By Richard Rawlinson
The row at Haycombe crematorium in Bath over the replacement of the cross-etched 1960s window with a clear pane – offering a neutral blank canvas for visitors of different faiths and none – is contextualised by this example of tolerance and diversity.
The pictures here are of North London’s New Southgate Cemetery and Crematorium, which probably reflects the capital’s multicultural diversity more than any other, catering for religions and traditions including Catholic, CofE, non-religious, Bahai, Jehovah’s Witness, Jewish burials and many more besides.
With its cemetery established in 1860 and its crematorium opened in 1957, New Southgate offers dedicated burial areas for Greek Orthodox, Caribbean and Catholic communities, plus wooded areas for people who wish to have more natural surroundings. Wander round and contemplate the statue of Our Lady one minute, and peaceful green havens the next.

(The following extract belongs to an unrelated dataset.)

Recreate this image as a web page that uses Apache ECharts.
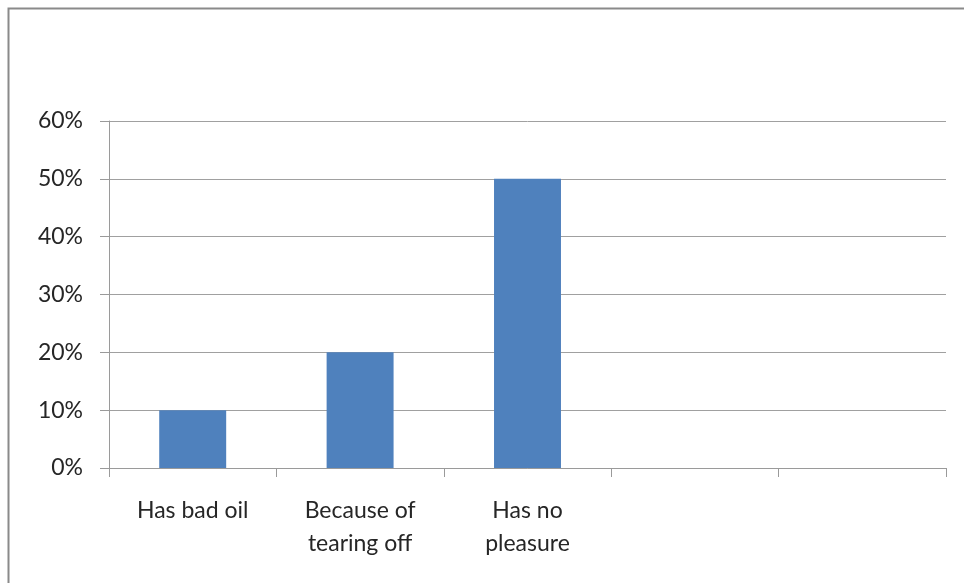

The traditional chapel, which offers an organ as well as a CD system, appeals to everyone from Hindus and Sikhs to secularists. Peace and common sense prevail. Crosses and other religious symbols can be changed or removed to create the right setting for each individual service, but the point is that it remains the spitting image of a handsome Victorian church. In other words, it reflects our Christian heritage, an unpopular phrase, but one that is simply accurate.
No-one is lobbying to knock down its steeple, like poor relations of Reformation icon-smashers or the cultural cleansers of the Chinese Revolution. Far from demanding it resembles an industrial incinerator devoid of any ‘offensive’ character, all faiths and none are sharing this beautiful inside and outside space for their funerals.